Regarding Flow: there is, in fact, flow within a sprint. In IT, the team has to be end-to-end and this allows the full coverage of the development by a single. One organizational consequence is the merge of Build and Run, DevOps and Full-stack developers. Again, I have to admit, based on my previous statement, very few are following that discipline.
Flow is often used in transactional work like support or shared services to understand how work is organised (classes of service in Kanban terms). Once you leaned it, your team is moving into a Kanban or a one week Sprint for Scrum. Yes, it is possible, you don't need to wait until the end of the sprint to deliver.
Multiple team levels with features and non-functional development are becoming more and more common.
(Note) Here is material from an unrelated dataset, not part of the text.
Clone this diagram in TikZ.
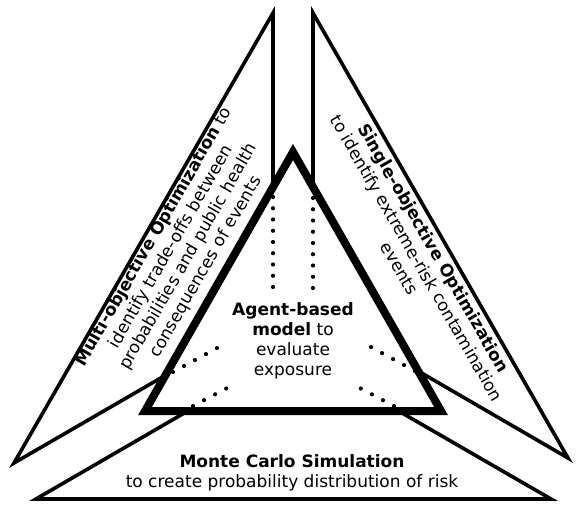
\documentclass[tikz,border=0pt]{standalone}
\usepackage{fontspec}
\setmainfont{DejaVu Sans}
\tikzset{
  wing/.style = {draw=black, fill=white, line width=3.6pt},
  core/.style = {draw=black, fill=white, line width=8pt},
  hidden/.style = {line width=4.2pt, line cap=round,
    dash pattern=on 0pt off #1},
  hidden/.default = 12.5pt,
  txt/.style = {align=center, inner sep=1pt, text centered,
    font=\fontsize{17}{20}\selectfont}
}

\begin{document}
\begin{tikzpicture}[x=1pt, y=-1pt]
\useasboundingbox (0,0) rectangle (576,508);

% the three outer triangles
\coordinate (ltop) at (273,13);
\coordinate (ltip) at (14,463);
\coordinate (lin)  at (273,313);
\coordinate (rtop) at (313,13);
\coordinate (rtip) at (568,458);
\coordinate (rin)  at (313,310);
\coordinate (bl)   at (36,499);
\coordinate (br)   at (551,499);
\coordinate (bin)  at (293,350);
\draw [wing] (ltop) -- (ltip) -- (lin) -- cycle;
\draw [wing] (rtop) -- (rtip) -- (rin) -- cycle;
\draw [wing] (bl) -- (br) -- (bin) -- cycle;

% agent-based model in the middle
\coordinate (apex) at (293,152);
\coordinate (cl)   at (145,411);
\coordinate (cr)   at (441,411);
\draw [core] (apex) -- (cl) -- (cr) -- cycle;

% hidden edges
\coordinate (h1a) at (273,197); \coordinate (h1b) at (273,290);
\coordinate (h2a) at (313,198); \coordinate (h2b) at (313,291);
\coordinate (h3a) at (173,372); \coordinate (h3b) at (219,347);
\coordinate (h4a) at (193,406); \coordinate (h4b) at (229,387);
\coordinate (h5a) at (415,371); \coordinate (h5b) at (369,346);
\coordinate (h6a) at (394,406); \coordinate (h6b) at (358,387);
\draw [hidden=11.25pt] (h1a) -- (h1b);
\draw [hidden=11.25pt] (h2a) -- (h2b);
\draw [hidden] (h3a) -- (h3b);
\draw [hidden] (h4a) -- (h4b);
\draw [hidden] (h5a) -- (h5b);
\draw [hidden] (h6a) -- (h6b);

% labels
\node [txt] (abm) at (293,341) {\textbf{Agent-based}\\\textbf{model} to\\evaluate\\exposure};
\node [txt] (mcs) at (292,473) {\textbf{Monte Carlo Simulation}\\to create probability distribution of risk};
\node [txt, rotate=60] (moo) at (180,252) {\textbf{Multi-objective Optimization} to\\identify trade-offs between\\probabilities and public health\\consequences of events};
\node [txt, rotate=-60] (soo) at (417,258) {\textbf{Single-objective Optimization}\\to identify extreme-risk contamination\\events};
\end{tikzpicture}
\end{document}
Yes, scrum doesn't explain it: release planning has bin removed I guess in 2010. But, the logic remains the same with one layer on the top for the Release or the Program. This is quite new and addressed by Scrum at scale or my own framework AO.
To understand the difference between Flow and Scrum, you have to understand the system's dynamics between both. Shortly, in Lean or Flow, the workflows to an individual and in Scrum it flows into a team. That makes all the difference regards to team dynamics, collective problem solving, etc... From a theoretical perspective, System Thinking (Lean and Flow) are following the paradigm that framework precedes data. Agile on the other hand, is a Sensemaking approach where data precedes Framework: collecting data and experiments let the solution emerge. That's why we have iterations.
Now, I must confess that reaching that Agile level isn't simple in the business context. Opening or shifting the paradigm needs to pass the whole organization into a certain number of constraints. And there, project management, discipline agile and Flow are very helpful.

Al, your note about the boundary in Scrum and Rami's "controlled environment" comment both add to my understanding here. I've been thinking about that in terms of key stakeholders and customers that may remain outside of the boundary during the project. Thank you.